L'artisanat n'est pas en train de découvrir l'eau tiède et Yves Petitjean a observé que plusieurs filières artisanales (imprimerie, photo) avaient déjà du s'adapter à des mutations technologiques violentes. La chambre consulaire doit donner des clés à ses ressortissants pour s'adapter au mieux et Yves Petitjean n'a pas caché que, selon lui, cela n'allait pas forcément de soi. "Le Bâtiment va mal et nous avons alerté nos ressortissants sur la nécessité de décrocher le label RGE (Reconnu Garant de l'Environnement), pour se placer sur le marché de la rénovation énergétique, et aujourd'hui ils nous disent que ça ne démarre pas et qu'ils ne comprennent pas pourquoi ils ont dépensé de l'argent dans cette labellisation" a-t-il déclaré. La mutation dans laquelle est engagé le groupe La Poste, société anonyme à capitaux publics, est à la mesure de sa grande taille. "Le groupe La Poste, qui réalise 22 Md€ de chiffre d'affaires, emploie 266.000 salariés. Ils sont 13.200 en Aquitaine, dont 4.000 facteurs, pour 1.100 points de contact, 250 M€ de chiffre d'affaires, avec un trafic quotidien de 1 million de lettres et 190.000 colis" a recensé Annick Cotten.

Réinventer La Poste

La branche numérique, une des cinq que compte le groupe, pilote des changements de très grande ampleur. La déléguée régionale a ainsi relevé que le modèle de La Poste est en plein chambardement, avec une part du courrier passée en quelques années de près 80 % de l'activité à "à peine 50 %, et ça baisse". La fréquentation des bureaux de poste, également en recul, oblige "La Poste à se réinventer" selon Annick Cotten. Et comme le groupe La Poste est la plus grande entreprise de proximité du pays, le groupe se réoriente dans cette direction pour répondre à la demande de sa clientèle, avec un plan de formation doté de 450 M€ de 2015 à 2020, et notamment 50.000 postiers à former. Ce qui rend moins farfelu le projet explosif de faire passer le permis de conduire à des postiers contenu dans la loi Macron... Cette nécessité de s'adapter jusqu'à changer de métier pour continuer à se développer, voire à survivre.
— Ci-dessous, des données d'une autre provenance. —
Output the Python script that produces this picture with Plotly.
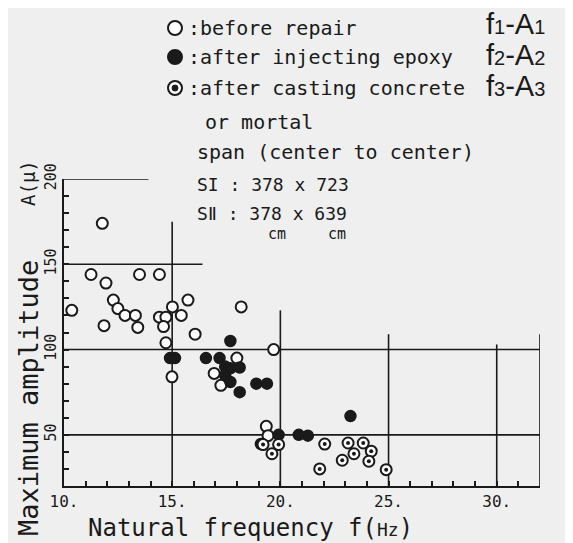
import plotly.graph_objects as go

# ---- data ----
f_before = [10.36, 11.77, 11.25, 11.94, 12.28, 12.49, 12.82, 13.30, 13.41, 11.85,
            13.49, 14.41, 14.41, 14.71, 15.01, 14.60, 14.71, 15.42, 15.73, 16.06,
            18.19, 19.69, 17.99, 14.99, 16.94, 17.25, 19.35, 19.43]
A_before = [123, 174, 144, 139, 129, 124, 120, 120, 113, 114,
            144, 144, 119, 119, 125, 113.5, 104, 120, 129, 109,
            125, 100, 95, 84, 86, 79, 55, 49.5]

f_epoxy = [17.69, 14.90, 15.13, 16.56, 17.19, 17.45, 17.69, 18.12, 17.45, 17.69,
           18.12, 18.89, 19.38, 19.92, 19.10, 20.85, 21.27, 23.24]
A_epoxy = [105, 95, 95, 95, 95, 90, 89, 89.5, 85, 81,
           75, 80, 80, 50, 44.6, 50, 49.5, 61]

f_concrete = [19.20, 19.92, 19.61, 22.05, 23.13, 23.83, 24.20, 23.40, 22.86, 24.09, 21.82, 24.89]
A_concrete = [44.3, 44.3, 38.9, 44.6, 45.2, 45.2, 40.4, 38.9, 35.1, 34.5, 30.0, 29.6]

x_tickvals = [10, 15, 20, 25, 30]
x_ticktext = ["10.", "15.", "20.", "25.", "30."]
y_tickvals = [50, 100, 150, 200]
y_ticktext = ["50", "100", "150", "200"]

INK = "#1a1a1a"
BG = "#efefef"
MONO = "DejaVu Sans Mono"

fig = go.Figure()
fig.add_trace(go.Scatter(x=f_before, y=A_before, mode="markers", name="before repair",
                         marker=dict(symbol="circle", size=11, color="white",
                                     line=dict(color=INK, width=2))))
fig.add_trace(go.Scatter(x=f_epoxy, y=A_epoxy, mode="markers", name="after injecting epoxy",
                         marker=dict(symbol="circle", size=11, color=INK,
                                     line=dict(color=INK, width=1.5))))
fig.add_trace(go.Scatter(x=f_concrete, y=A_concrete, mode="markers",
                         name="after casting concrete or mortal",
                         marker=dict(symbol="circle", size=11, color="white",
                                     line=dict(color=INK, width=2))))
fig.add_trace(go.Scatter(x=f_concrete, y=A_concrete, mode="markers", hoverinfo="skip",
                         marker=dict(symbol="circle", size=4, color=INK, line=dict(width=0))))

# frame pieces and partial grid lines
line = dict(color=INK, width=1.6)
segs = [
    (32, 20, 32, 109),     # right axis
    (10, 200, 13.9, 200),  # top short line
    (10, 150, 16.4, 150),
    (10, 100, 32, 100),
    (10, 50, 32, 50),
    (15, 20, 15, 175),
    (20, 20, 20, 123),
    (25, 20, 25, 109),
    (30, 20, 30, 103),
]
for x0, y0, x1, y1 in segs:
    fig.add_shape(type="line", x0=x0, y0=y0, x1=x1, y1=y1, xref="x", yref="y",
                  line=line, layer="below")

# page is offset by the 8px body margin
OFF = 8
W, H = 565, 535
L, T = 64 - OFF, 179 - OFF
R = W - (540 - OFF)
B = H - (486 - OFF)
pw, ph = W - L - R, H - T - B

def px(x):
    return (x - OFF - L) / pw

def py(y):
    return (H - B - (y - OFF)) / ph

# legend symbols
for yy, fill, dot in [(28, "white", False), (57, INK, False), (88, "white", True)]:
    fig.add_shape(type="circle", xref="paper", yref="paper", xsizemode="pixel", ysizemode="pixel",
                  xanchor=px(175), yanchor=py(yy), x0=-7, x1=7, y0=-7, y1=7,
                  line=dict(color=INK, width=2), fillcolor=fill)
    if dot:
        fig.add_shape(type="circle", xref="paper", yref="paper", xsizemode="pixel", ysizemode="pixel",
                      xanchor=px(175), yanchor=py(yy), x0=-3, x1=3, y0=-3, y1=3,
                      line=dict(color=INK, width=1), fillcolor=INK)

def txt(x, y, s, size=20, family=MONO, xanchor="left"):
    fig.add_annotation(x=px(x), y=py(y), xref="paper", yref="paper", text=s, showarrow=False,
                       xanchor=xanchor, yanchor="middle", font=dict(family=family, size=size, color=INK))

txt(186, 28, ":before repair")
txt(186, 57, ":after injecting epoxy")
txt(186, 88, ":after casting concrete")
txt(203, 122, "or mortal")
txt(195, 152, "span (center to center)")
txt(195, 184, "SI : 378 x 723", size=18)
txt(195, 213, "SⅡ : 378 x 639", size=18)
txt(277, 234, "cm", size=15, xanchor="center")
txt(337, 234, "cm", size=15, xanchor="center")
sub = "<span style='font-size:20px'>%s</span>"
for yy, k in [(24, "1"), (55, "2"), (86, "3")]:
    txt(484, yy, "f" + sub % k + "-A" + sub % k, size=29, family="Liberation Sans")

# axis titles
fig.add_annotation(x=px(28), y=py(398), xref="paper", yref="paper", text="Maximum amplitude",
                   textangle=-90, showarrow=False, xanchor="center", yanchor="middle",
                   font=dict(family=MONO, size=27, color=INK))
fig.add_annotation(x=px(28), y=py(183), xref="paper", yref="paper", text="A(μ)",
                   textangle=-90, showarrow=False, xanchor="center", yanchor="middle",
                   font=dict(family=MONO, size=19, color=INK))
fig.add_annotation(x=px(250), y=py(528), xref="paper", yref="paper",
                   text="Natural frequency f(<span style='font-size:18px'>Hz</span>)",
                   showarrow=False, xanchor="center", yanchor="middle",
                   font=dict(family=MONO, size=24, color=INK))

fig.update_xaxes(range=[10, 32], tickvals=x_tickvals, ticktext=x_ticktext, ticks="inside",
                 ticklen=5, tickwidth=1.5, tickcolor=INK, showline=True, linecolor=INK, linewidth=2,
                 showgrid=False, zeroline=False,
                 minor=dict(dtick=1, tick0=10, ticks="inside", ticklen=5, tickwidth=1.5, tickcolor=INK),
                 tickfont=dict(family=MONO, size=16, color=INK))
fig.update_yaxes(range=[20, 200], tickvals=y_tickvals, ticktext=y_ticktext, ticks="inside",
                 ticklen=5, tickwidth=1.5, tickcolor=INK, tickangle=-90,
                 showline=True, linecolor=INK, linewidth=2, showgrid=False, zeroline=False,
                 minor=dict(dtick=10, tick0=20, ticks="inside", ticklen=5, tickwidth=1.5, tickcolor=INK),
                 tickfont=dict(family=MONO, size=15, color=INK))

fig.update_layout(width=W, height=H, margin=dict(l=L, r=R, t=T, b=B, pad=0),
                  paper_bgcolor=BG, plot_bgcolor=BG, showlegend=False)

fig.write_html("out.html")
Diversifier la scierie pour survivre

Philippe Labadie, président de la Scierie Labadie, à Roquefort (40), en a fait l'expérience avec sa sœur, Chantal, son associée et directeur général, quand ils ont repris tous les deux l'entreprise familiale en 1997. A peine arrivés aux commandes de la PME, qui emploie une quarantaine de salariés, avec 15 apprentis, pour un chiffre d'affaires de près de 5 M€ l'an dernier, les deux dirigeants ont dû faire face à la tempête de 1999. "Là nous avons reçu notre première claque, il faut savoir que 30 de nos confrères scieurs n'ont pas survécu aux conséquences de cette tempête. Nous avons réfléchi, et du sciage nous avons élargi notre activité à la seconde transformation, en particulier avec la fabrication de lamellés - collés" résume Philippe Labadie. La PME landaise a ensuite recruté un designer et démultiplié la production de produits propres en bois, "tout ce qui a autour d'une maison" (terrasses, pergolas...), qui représente aujourd'hui 50 % de l'activité.

1,25 Md€ au Crefop

Centrée au départ sur le sciage pour la fabrication de palettes en bois, l'entreprise s'est massivement réorientée, avec l'aide du Conseil général des Landes et de la Région, dans la fabrication de produits propres. Au prix d'un grand plan de formation qui a mobilisé 12 % du chiffre d'affaires ! Cette activité, qui s'appuie sur un bureau d'études, touche désormais à la construction de maisons, avec l'acquisition "du premier traitement autoclave en Aquitaine permettant d'obtenir des planches en gris" relève Philippe Labadie. Le préfet de Région s'est de son côté félicité de la mise en place du Comité régional de l'emploi, de la formation et de l'orientation professionnelle (Crefop), instance quadripartite qui associe l'Etat, la Région, les partenaires sociaux et les principaux acteurs du monde de l'emploi, de la formation et de l'orientation professionnelle. Doté d'un budget de 1,25 Md€ en Aquitaine, le Crefop doit "être un outil partagé au service du développement économique" a conclu Michel Delpuech.